*Set exercise:*
Write out every line of the material as it stands, apart from the pictures.

*Data section:*
——————————

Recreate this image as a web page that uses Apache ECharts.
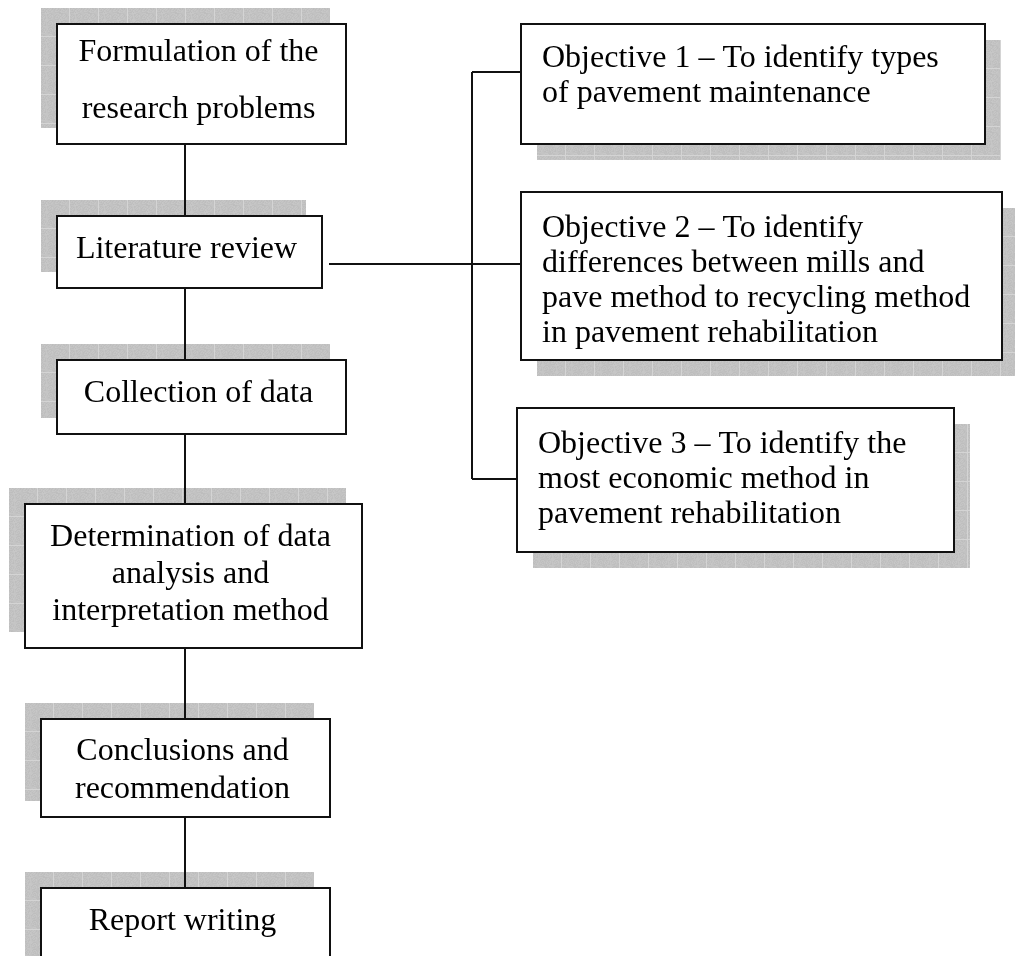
<!DOCTYPE html>
<html>
<head>
<meta charset="utf-8">
<script src="https://cdn.jsdelivr.net/npm/echarts@6/dist/echarts.min.js"></script>
<style>
html,body{margin:0;padding:0;background:#fff;}
#chart{width:1015px;height:956px;}
</style>
</head>
<body>
<div id="chart"></div>
<script>
// ---- Data (diagram units = page units of the original figure) ----
const stepLabels = [
  'Formulation of the\nresearch problems',
  'Literature review',
  'Collection of data',
  'Determination of data\nanalysis and\ninterpretation method',
  'Conclusions and\nrecommendation',
  'Report writing'
];
// [left, top, right, bottom]
const stepBoxes = [
  [57, 24, 346, 144],
  [57, 216, 322, 288],
  [57, 360, 346, 434],
  [25, 504, 362, 648],
  [41, 719, 330, 817],
  [41, 888, 330, 990]
];
const stepLineHeights = [57, 37, 37, 37, 38, 37];
const stepTextOffsets = [29, 34, 34, 34, 33, 34];

const objectiveLabels = [
  'Objective 1 \u2013 To identify types\nof pavement maintenance',
  'Objective 2 \u2013 To identify\ndifferences between mills and\npave method to recycling method\nin pavement rehabilitation',
  'Objective 3 \u2013 To identify the\nmost economic method in\npavement rehabilitation'
];
const objectiveBoxes = [
  [521, 24, 985, 144],
  [521, 192, 1002, 360],
  [517, 408, 954, 552]
];
const objectiveTextOffsets = [35, 37, 37];
const objectiveLinkY = [72, 264, 479];
const trunkX = 185;
const busX = 472;
const branchStartX = 329;

// ---- shadow texture ----
function makeTile() {
  const c = document.createElement('canvas');
  c.width = 29; c.height = 29;
  const ctx = c.getContext('2d');
  const img = ctx.createImageData(29, 29);
  for (let y = 0; y < 29; y++) {
    for (let x = 0; x < 29; x++) {
      let v = 194 + (((x * 37 + y * 91 + ((x * y) % 7) * 13) % 11) - 5);
      if (x === 28 || y === 28) v = 212;
      const i = (y * 29 + x) * 4;
      img.data[i] = v; img.data[i + 1] = v; img.data[i + 2] = v; img.data[i + 3] = 255;
    }
  }
  ctx.putImageData(img, 0, 0);
  return c;
}
const tile = makeTile();

const FONT = '32px "Liberation Serif", "Times New Roman", serif';

// boxes data: [l, t, r, b, kind(0=step,1=objective), index]
const boxData = stepBoxes.map((b, i) => [b[0], b[1], b[2], b[3], 0, i])
  .concat(objectiveBoxes.map((b, i) => [b[0], b[1], b[2], b[3], 1, i]));

// connectors
const links = [];
for (let i = 0; i < stepBoxes.length - 1; i++) {
  links.push({coords: [[trunkX, stepBoxes[i][3]], [trunkX, stepBoxes[i + 1][1]]]});
}
links.push({coords: [[branchStartX, objectiveLinkY[1]], [busX, objectiveLinkY[1]]]});
links.push({coords: [[busX, objectiveLinkY[0]], [busX, objectiveLinkY[2]]]});
objectiveBoxes.forEach((b, i) => {
  links.push({coords: [[busX, objectiveLinkY[i]], [b[0], objectiveLinkY[i]]]});
});

function shadowItem(params, api) {
  const kind = api.value(4);
  const off = kind === 0 ? -16 : 16;
  const p0 = api.coord([api.value(0) + off, api.value(1) + off]);
  const p1 = api.coord([api.value(2) + off, api.value(3) + off]);
  return {
    type: 'rect',
    x: p0[0], y: p0[1],
    shape: {x: 0, y: 0, width: p1[0] - p0[0], height: p1[1] - p0[1]},
    style: {fill: {image: tile, repeat: 'repeat'}},
    silent: true
  };
}

function boxItem(params, api) {
  const kind = api.value(4);
  const idx = api.value(5);
  const p0 = api.coord([api.value(0), api.value(1)]);
  const p1 = api.coord([api.value(2), api.value(3)]);
  const children = [{
    type: 'rect',
    shape: {x: p0[0], y: p0[1], width: p1[0] - p0[0], height: p1[1] - p0[1]},
    style: {fill: '#fff', stroke: '#111', lineWidth: 2}
  }];
  if (kind === 0) {
    const lh = stepLineHeights[idx];
    children.push({
      type: 'text',
      x: (p0[0] + p1[0]) / 2 - 3,
      y: p0[1] + stepTextOffsets[idx] - lh / 2,
      style: {text: stepLabels[idx], font: FONT, fill: '#000', align: 'center', verticalAlign: 'top', lineHeight: lh}
    });
  } else {
    const lh = 35;
    children.push({
      type: 'text',
      x: p0[0] + 21,
      y: p0[1] + objectiveTextOffsets[idx] - lh / 2,
      style: {text: objectiveLabels[idx], font: FONT, fill: '#000', align: 'left', verticalAlign: 'top', lineHeight: lh}
    });
  }
  return {type: 'group', children: children, silent: true};
}

const chart = echarts.init(document.getElementById('chart'));
chart.setOption({
  animation: false,
  backgroundColor: '#fff',
  grid: {left: 0, right: 0, top: 0, bottom: 0, containLabel: false},
  xAxis: {type: 'value', min: 0, max: 1015, show: false},
  yAxis: {type: 'value', min: 0, max: 956, inverse: true, show: false},
  series: [
    {type: 'custom', coordinateSystem: 'cartesian2d', renderItem: shadowItem, data: boxData, z: 1, silent: true, clip: false},
    {type: 'lines', coordinateSystem: 'cartesian2d', data: links, z: 2, silent: true,
     lineStyle: {color: '#111', width: 2, opacity: 1}, symbol: 'none'},
    {type: 'custom', coordinateSystem: 'cartesian2d', renderItem: boxItem, data: boxData, z: 3, silent: true, clip: false}
  ]
});
</script>
</body>
</html>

——————————

*Final result:*
Recreate this image as a web page that uses Apache ECharts.
<!DOCTYPE html>
<html>
<head>
<meta charset="utf-8">
<script src="https://cdn.jsdelivr.net/npm/echarts@6/dist/echarts.min.js"></script>
<style>
html,body{margin:0;padding:0;background:#fff;}
#chart{width:1015px;height:956px;}
</style>
</head>
<body>
<div id="chart"></div>
<script>
// ---- Data (diagram units = page units of the original figure) ----
const stepLabels = [
  'Formulation of the\nresearch problems',
  'Literature review',
  'Collection of data',
  'Determination of data\nanalysis and\ninterpretation method',
  'Conclusions and\nrecommendation',
  'Report writing'
];
// [left, top, right, bottom]
const stepBoxes = [
  [57, 24, 346, 144],
  [57, 216, 322, 288],
  [57, 360, 346, 434],
  [25, 504, 362, 648],
  [41, 719, 330, 817],
  [41, 888, 330, 990]
];
const stepLineHeights = [57, 37, 37, 37, 38, 37];
const stepTextOffsets = [29, 34, 34, 34, 33, 34];

const objectiveLabels = [
  'Objective 1 \u2013 To identify types\nof pavement maintenance',
  'Objective 2 \u2013 To identify\ndifferences between mills and\npave method to recycling method\nin pavement rehabilitation',
  'Objective 3 \u2013 To identify the\nmost economic method in\npavement rehabilitation'
];
const objectiveBoxes = [
  [521, 24, 985, 144],
  [521, 192, 1002, 360],
  [517, 408, 954, 552]
];
const objectiveTextOffsets = [35, 37, 37];
const objectiveLinkY = [72, 264, 479];
const trunkX = 185;
const busX = 472;
const branchStartX = 329;

// ---- shadow texture ----
function makeTile() {
  const c = document.createElement('canvas');
  c.width = 29; c.height = 29;
  const ctx = c.getContext('2d');
  const img = ctx.createImageData(29, 29);
  for (let y = 0; y < 29; y++) {
    for (let x = 0; x < 29; x++) {
      let v = 194 + (((x * 37 + y * 91 + ((x * y) % 7) * 13) % 11) - 5);
      if (x === 28 || y === 28) v = 212;
      const i = (y * 29 + x) * 4;
      img.data[i] = v; img.data[i + 1] = v; img.data[i + 2] = v; img.data[i + 3] = 255;
    }
  }
  ctx.putImageData(img, 0, 0);
  return c;
}
const tile = makeTile();

const FONT = '32px "Liberation Serif", "Times New Roman", serif';

// boxes data: [l, t, r, b, kind(0=step,1=objective), index]
const boxData = stepBoxes.map((b, i) => [b[0], b[1], b[2], b[3], 0, i])
  .concat(objectiveBoxes.map((b, i) => [b[0], b[1], b[2], b[3], 1, i]));

// connectors
const links = [];
for (let i = 0; i < stepBoxes.length - 1; i++) {
  links.push({coords: [[trunkX, stepBoxes[i][3]], [trunkX, stepBoxes[i + 1][1]]]});
}
links.push({coords: [[branchStartX, objectiveLinkY[1]], [busX, objectiveLinkY[1]]]});
links.push({coords: [[busX, objectiveLinkY[0]], [busX, objectiveLinkY[2]]]});
objectiveBoxes.forEach((b, i) => {
  links.push({coords: [[busX, objectiveLinkY[i]], [b[0], objectiveLinkY[i]]]});
});

function shadowItem(params, api) {
  const kind = api.value(4);
  const off = kind === 0 ? -16 : 16;
  const p0 = api.coord([api.value(0) + off, api.value(1) + off]);
  const p1 = api.coord([api.value(2) + off, api.value(3) + off]);
  return {
    type: 'rect',
    x: p0[0], y: p0[1],
    shape: {x: 0, y: 0, width: p1[0] - p0[0], height: p1[1] - p0[1]},
    style: {fill: {image: tile, repeat: 'repeat'}},
    silent: true
  };
}

function boxItem(params, api) {
  const kind = api.value(4);
  const idx = api.value(5);
  const p0 = api.coord([api.value(0), api.value(1)]);
  const p1 = api.coord([api.value(2), api.value(3)]);
  const children = [{
    type: 'rect',
    shape: {x: p0[0], y: p0[1], width: p1[0] - p0[0], height: p1[1] - p0[1]},
    style: {fill: '#fff', stroke: '#111', lineWidth: 2}
  }];
  if (kind === 0) {
    const lh = stepLineHeights[idx];
    children.push({
      type: 'text',
      x: (p0[0] + p1[0]) / 2 - 3,
      y: p0[1] + stepTextOffsets[idx] - lh / 2,
      style: {text: stepLabels[idx], font: FONT, fill: '#000', align: 'center', verticalAlign: 'top', lineHeight: lh}
    });
  } else {
    const lh = 35;
    children.push({
      type: 'text',
      x: p0[0] + 21,
      y: p0[1] + objectiveTextOffsets[idx] - lh / 2,
      style: {text: objectiveLabels[idx], font: FONT, fill: '#000', align: 'left', verticalAlign: 'top', lineHeight: lh}
    });
  }
  return {type: 'group', children: children, silent: true};
}

const chart = echarts.init(document.getElementById('chart'));
chart.setOption({
  animation: false,
  backgroundColor: '#fff',
  grid: {left: 0, right: 0, top: 0, bottom: 0, containLabel: false},
  xAxis: {type: 'value', min: 0, max: 1015, show: false},
  yAxis: {type: 'value', min: 0, max: 956, inverse: true, show: false},
  series: [
    {type: 'custom', coordinateSystem: 'cartesian2d', renderItem: shadowItem, data: boxData, z: 1, silent: true, clip: false},
    {type: 'lines', coordinateSystem: 'cartesian2d', data: links, z: 2, silent: true,
     lineStyle: {color: '#111', width: 2, opacity: 1}, symbol: 'none'},
    {type: 'custom', coordinateSystem: 'cartesian2d', renderItem: boxItem, data: boxData, z: 3, silent: true, clip: false}
  ]
});
</script>
</body>
</html>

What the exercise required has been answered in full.